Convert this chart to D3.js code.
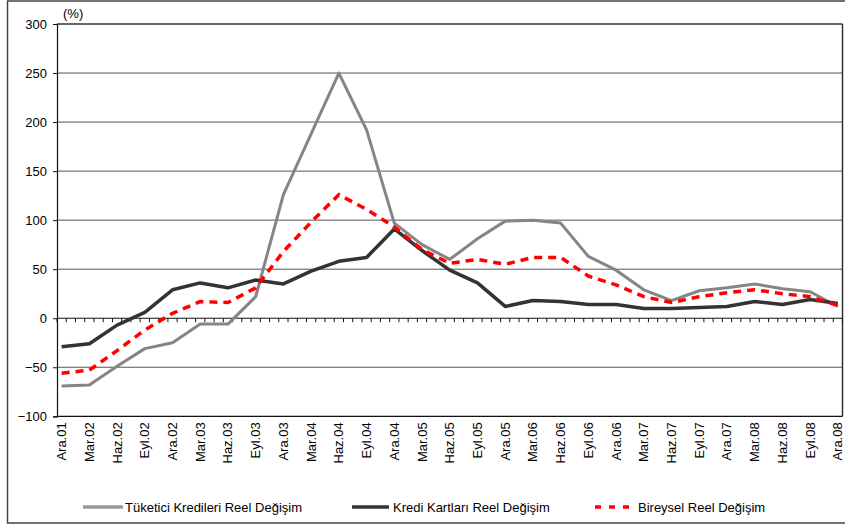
<!DOCTYPE html>
<html>
<head>
<meta charset="utf-8">
<script src="https://cdn.jsdelivr.net/npm/d3@7"></script>
<style>
  body { margin: 0; background: #fff; }
  text { font-family: "Liberation Sans", Arial, sans-serif; fill: #000; }
</style>
</head>
<body>
<svg id="chart" width="845" height="527"></svg>
<script>
// quarterly labels (data is placed on a monthly category axis, every 3rd month)
var quarters = ["Ara.01","Mar.02","Haz.02","Eyl.02","Ara.02","Mar.03","Haz.03","Eyl.03",
  "Ara.03","Mar.04","Haz.04","Eyl.04","Ara.04","Mar.05","Haz.05","Eyl.05",
  "Ara.05","Mar.06","Haz.06","Eyl.06","Ara.06","Mar.07","Haz.07","Eyl.07",
  "Ara.07","Mar.08","Haz.08","Eyl.08","Ara.08"];

var tuketici = [-69, -68, -49, -31, -25, -6, -6, 22,
  126, 188, 250, 192, 97, 75, 60, 81,
  99, 100, 97, 63, 49, 29, 18, 28,
  31, 35, 30, 27, 12];

var krediKarti = [-29, -26, -7, 6, 29, 36, 31, 39,
  35, 48, 58, 62, 91, 69, 49, 36,
  12, 18, 17, 14, 14, 10, 10, 11,
  12, 17, 14, 19, 15];

var bireysel = [-56, -53, -33, -12, 5, 17, 16, 31,
  68, 98, 126, 111, 93, 70, 56, 60,
  55, 62, 62, 43, 34, 22, 16, 22,
  26, 29, 25, 22, 13];

var yTicks = [-100, -50, 0, 50, 100, 150, 200, 250, 300];

var seriesNames = ["Tüketici Kredileri Reel Değişim", "Kredi Kartları Reel Değişim", "Bireysel Reel Değişim"];

var svg = d3.select("#chart");

// plot area edges (note: "top" is a reserved window property, so prefixed names)
var plotL = 57, plotR = 842.5, plotT = 24, plotB = 416.3;
var nMonths = (quarters.length - 1) * 3 + 1;

var x = d3.scaleLinear().domain([-0.5, nMonths - 0.5]).range([plotL, plotR]);
var y = d3.scaleLinear().domain([-100, 300]).range([plotB, plotT]);

// outer frame
svg.append("rect").attr("x", 7.5).attr("y", 1).attr("width", 850).attr("height", 522)
  .attr("fill", "none").attr("stroke", "#444").attr("stroke-width", 1.5);

// gridlines
svg.append("g").selectAll("line").data(yTicks.filter(function(d){ return d != 0 && d != -100 && d != 300; }))
  .enter().append("line")
  .attr("x1", plotL).attr("x2", plotR)
  .attr("y1", function(d){ return y(d); }).attr("y2", function(d){ return y(d); })
  .attr("stroke", "#555").attr("stroke-width", 1);

// plot border top/right/bottom
svg.append("line").attr("x1", plotL).attr("x2", plotR).attr("y1", y(300)).attr("y2", y(300))
  .attr("stroke", "#333").attr("stroke-width", 1.5);
svg.append("line").attr("x1", plotR).attr("x2", plotR).attr("y1", y(300)).attr("y2", y(-100))
  .attr("stroke", "#333").attr("stroke-width", 1.5);
svg.append("line").attr("x1", plotL).attr("x2", plotR).attr("y1", y(-100)).attr("y2", y(-100))
  .attr("stroke", "#111").attr("stroke-width", 1.2);

// y axis
var yAxis = d3.axisLeft(y).tickValues(yTicks).tickSize(4).tickPadding(6);
var gy = svg.append("g").attr("transform", "translate(" + plotL + ",0)").call(yAxis);
gy.select(".domain").attr("stroke", "#111").attr("stroke-width", 1.2);
gy.selectAll(".tick line").attr("stroke", "#111");
gy.selectAll(".tick text").style("font-size", "13px").style("font-family", "Liberation Sans, Arial, sans-serif").attr("fill", "#000");

// category axis on the zero line, with a tick between every month
var boundaries = d3.range(nMonths + 1).map(function(k){ return k - 0.5; });
svg.append("line").attr("x1", plotL).attr("x2", plotR).attr("y1", y(0)).attr("y2", y(0))
  .attr("stroke", "#111").attr("stroke-width", 1.2);
svg.append("g").selectAll("line").data(boundaries).enter().append("line")
  .attr("x1", function(d){ return x(d); }).attr("x2", function(d){ return x(d); })
  .attr("y1", y(0)).attr("y2", y(0) + 4)
  .attr("stroke", "#111").attr("stroke-width", 1);

// rotated category labels under the plot
svg.append("g").selectAll("text").data(quarters).enter().append("text")
  .attr("transform", function(d, i){ return "translate(" + (x(i * 3) + 4.5) + "," + (plotB + 6) + ") rotate(-90)"; })
  .attr("text-anchor", "end")
  .style("font-size", "13px")
  .text(function(d){ return d; });

svg.append("text").attr("x", 63).attr("y", 18).style("font-size", "13px").text("(%)");

// lines
var line = d3.line()
  .x(function(d, i){ return x(i * 3); })
  .y(function(d){ return y(d); });

svg.append("path").datum(tuketici).attr("d", line)
  .attr("fill", "none").attr("stroke", "#858585").attr("stroke-width", 3).attr("stroke-linejoin", "round");
svg.append("path").datum(krediKarti).attr("d", line)
  .attr("fill", "none").attr("stroke", "#333").attr("stroke-width", 3.5).attr("stroke-linejoin", "round");
svg.append("path").datum(bireysel).attr("d", line)
  .attr("fill", "none").attr("stroke", "#ff0000").attr("stroke-width", 3.5).attr("stroke-dasharray", "8,6");

// legend
var legendY = 507;
var legend = [
  {name: seriesNames[0], x1: 83, x2: 123, tx: 125, stroke: "#999", w: 3.5, dash: null},
  {name: seriesNames[1], x1: 352, x2: 389, tx: 393, stroke: "#333", w: 3.5, dash: null},
  {name: seriesNames[2], x1: 595, x2: 636, tx: 638, stroke: "#ff0000", w: 3.5, dash: "6,8"}
];
var lg = svg.append("g").selectAll("g").data(legend).enter().append("g");
lg.append("line")
  .attr("x1", function(d){ return d.x1; }).attr("x2", function(d){ return d.x2; })
  .attr("y1", legendY).attr("y2", legendY)
  .attr("stroke", function(d){ return d.stroke; }).attr("stroke-width", function(d){ return d.w; })
  .attr("stroke-dasharray", function(d){ return d.dash; });
lg.append("text")
  .attr("x", function(d){ return d.tx; }).attr("y", legendY + 5)
  .style("font-size", "13px")
  .text(function(d){ return d.name; });
</script>
</body>
</html>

PROBLEM DETAILS:
Repeat only the lines between the start of the data and the line with "12, 17, 14, 19, 15];", including those two lines, and skip the pictures.

ANSWER TO THIS PROBLEM:
Convert this chart to D3.js code.
<!DOCTYPE html>
<html>
<head>
<meta charset="utf-8">
<script src="https://cdn.jsdelivr.net/npm/d3@7"></script>
<style>
  body { margin: 0; background: #fff; }
  text { font-family: "Liberation Sans", Arial, sans-serif; fill: #000; }
</style>
</head>
<body>
<svg id="chart" width="845" height="527"></svg>
<script>
// quarterly labels (data is placed on a monthly category axis, every 3rd month)
var quarters = ["Ara.01","Mar.02","Haz.02","Eyl.02","Ara.02","Mar.03","Haz.03","Eyl.03",
  "Ara.03","Mar.04","Haz.04","Eyl.04","Ara.04","Mar.05","Haz.05","Eyl.05",
  "Ara.05","Mar.06","Haz.06","Eyl.06","Ara.06","Mar.07","Haz.07","Eyl.07",
  "Ara.07","Mar.08","Haz.08","Eyl.08","Ara.08"];

var tuketici = [-69, -68, -49, -31, -25, -6, -6, 22,
  126, 188, 250, 192, 97, 75, 60, 81,
  99, 100, 97, 63, 49, 29, 18, 28,
  31, 35, 30, 27, 12];

var krediKarti = [-29, -26, -7, 6, 29, 36, 31, 39,
  35, 48, 58, 62, 91, 69, 49, 36,
  12, 18, 17, 14, 14, 10, 10, 11,
  12, 17, 14, 19, 15];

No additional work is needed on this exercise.